CHO cell deposition during initial stages of clarification using the D0HC commercial depth filter in a Micro 20 capsule

Depth filters are used extensively for initial clarification of cell culture broth in bioprocessing, both as a stand-alone unit operation and/or after centrifugation. Although a number of efforts have been made to apply classical fouling models to describe the performance of different depth filters, there is still considerable uncertainty over the nature and location of cell deposition on/within the depth filter. In this work, scanning electron microscopy and fluorescence microscopy were used to evaluate both the location and extent of Chinese Hamster Ovary (CHO) cell deposition within the Millistak+® D0HC depth filter in Micro 20 capsules during the initial phase of filtration.
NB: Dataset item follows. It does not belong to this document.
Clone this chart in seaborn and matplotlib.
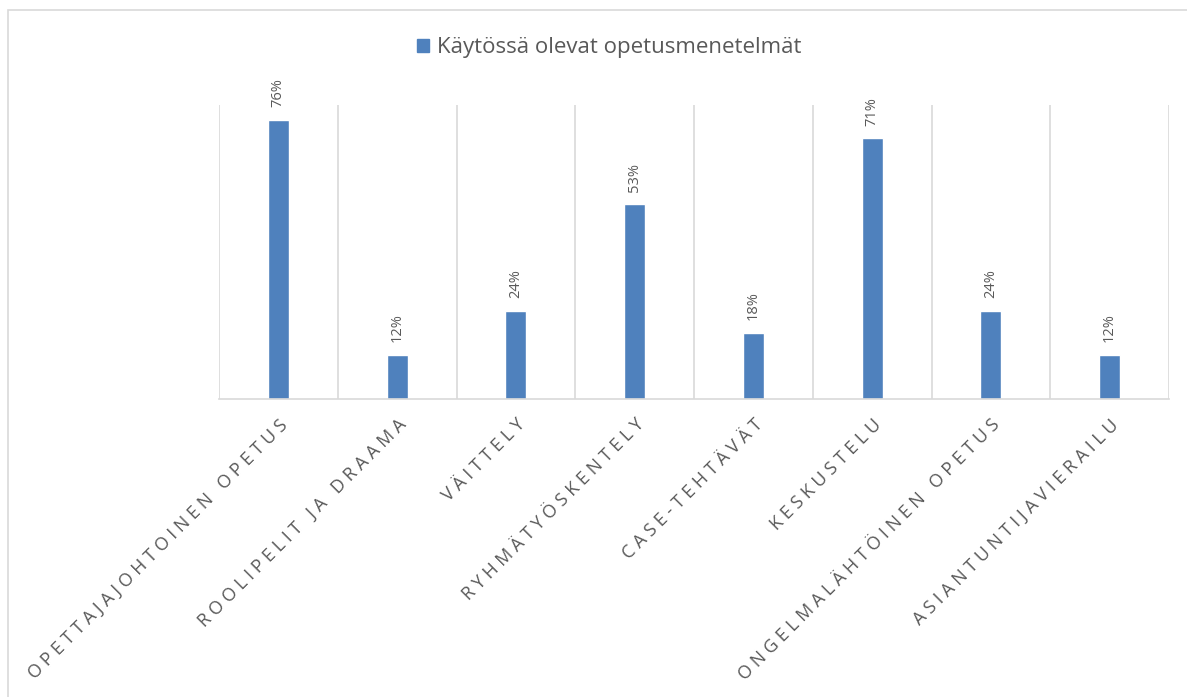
import matplotlib
matplotlib.use("Agg")
import matplotlib.pyplot as plt
from matplotlib.patches import Rectangle, Patch
import seaborn as sns
import pandas as pd

categories = [
    "OPETTAJAJOHTOINEN OPETUS",
    "ROOLIPELIT JA DRAAMA",
    "VÄITTELY",
    "RYHMÄTYÖSKENTELY",
    "CASE-TEHTÄVÄT",
    "KESKUSTELU",
    "ONGELMALÄHTÖINEN OPETUS",
    "ASIANTUNTIJAVIERAILU",
]
values = [0.76, 0.12, 0.24, 0.53, 0.18, 0.71, 0.24, 0.12]
series_name = "Käytössä olevat opetusmenetelmät"

BAR = "#4F81BD"
GRID = "#D9D9D9"
TEXT = "#595959"

sns.set_theme(style="white")
plt.rcParams["font.family"] = ["Open Sans", "DejaVu Sans"]

df = pd.DataFrame({"method": categories, "share": values})

fig = plt.figure(figsize=(11.87, 6.97), dpi=100)
ax = fig.add_axes([219 / 1187, 1 - 399 / 697, 950 / 1187, 294 / 697])

sns.barplot(data=df, x="method", y="share", color=BAR, width=0.175,
            saturation=1, ax=ax)

ax.set_ylim(0, 0.8)
ax.set_xlim(-0.5, len(categories) - 0.5)
ax.set_yticks([])
ax.set_xlabel("")
ax.set_ylabel("")

# vertical gridlines between categories
ax.set_xticks([i + 0.5 for i in range(-1, len(categories))], minor=True)
ax.grid(True, which="minor", axis="x", color=GRID, linewidth=1.2)
ax.tick_params(axis="x", which="both", length=0)
for side in ("top", "right", "left"):
    ax.spines[side].set_visible(False)
ax.spines["bottom"].set_color(GRID)
ax.spines["bottom"].set_linewidth(1.2)


def spaced(text):
    return " ".join(text)


ax.set_xticks(range(len(categories)))
ax.set_xticklabels([spaced(c) for c in categories], rotation=45, ha="right",
                   rotation_mode="anchor", fontsize=13, color=TEXT)
ax.tick_params(axis="x", which="major", pad=12)

# value labels above the bars
for i, v in enumerate(values):
    ax.annotate(f"{v:.0%}", xy=(i, v), xytext=(0, 9), textcoords="offset points",
                rotation=90, ha="center", va="bottom", fontsize=10.5, color=TEXT)

handle = Patch(facecolor=BAR, edgecolor=BAR)
fig.legend([handle], [series_name], loc="center", bbox_to_anchor=(609 / 1187, 1 - 48 / 697),
           frameon=False, fontsize=16, labelcolor=TEXT, handlelength=0.55,
           handleheight=0.55, handletextpad=0.35)

# chart area frame
fig.patches.append(Rectangle((8 / 1187, -0.1), 1.2, 1 - 10 / 697 + 0.1,
                             transform=fig.transFigure, fill=False,
                             edgecolor=GRID, linewidth=1.2))

fig.savefig("out.png", dpi=100, facecolor="white")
No cell deposit / cake was visible on the external filter surface, with the cells captured within the depth of the D0HC media. The fluorescent images show a significant spatial variation in cell deposition, with a much higher number of cells deposited at the bottom part of the filter when the Micro 20 capsule is oriented vertically (with the feed flow perpendicular to gravity), due to the greater density of the cell suspension compared to that of the buffer initially used to flush the filter. This behavior was well-described by the analysis of the velocity profiles within the Micro 20 capsule by computational fluid dynamics accounting for buoyancy effects on the flow. This spatial variation was absent when the capsule was oriented horizontally (with the feed flow parallel to gravity). Cell capture within the depth of the D0HC media was highly non-uniform, with some regions of the filter showing nearly close-packed cell deposits. The number of cells decreased with depth through the filter in both orientations, consistent with classical models for depth filtration. These results have significant implications in further understanding the fouling mechanisms during depth filtration for initial clarification of cell culture fluid.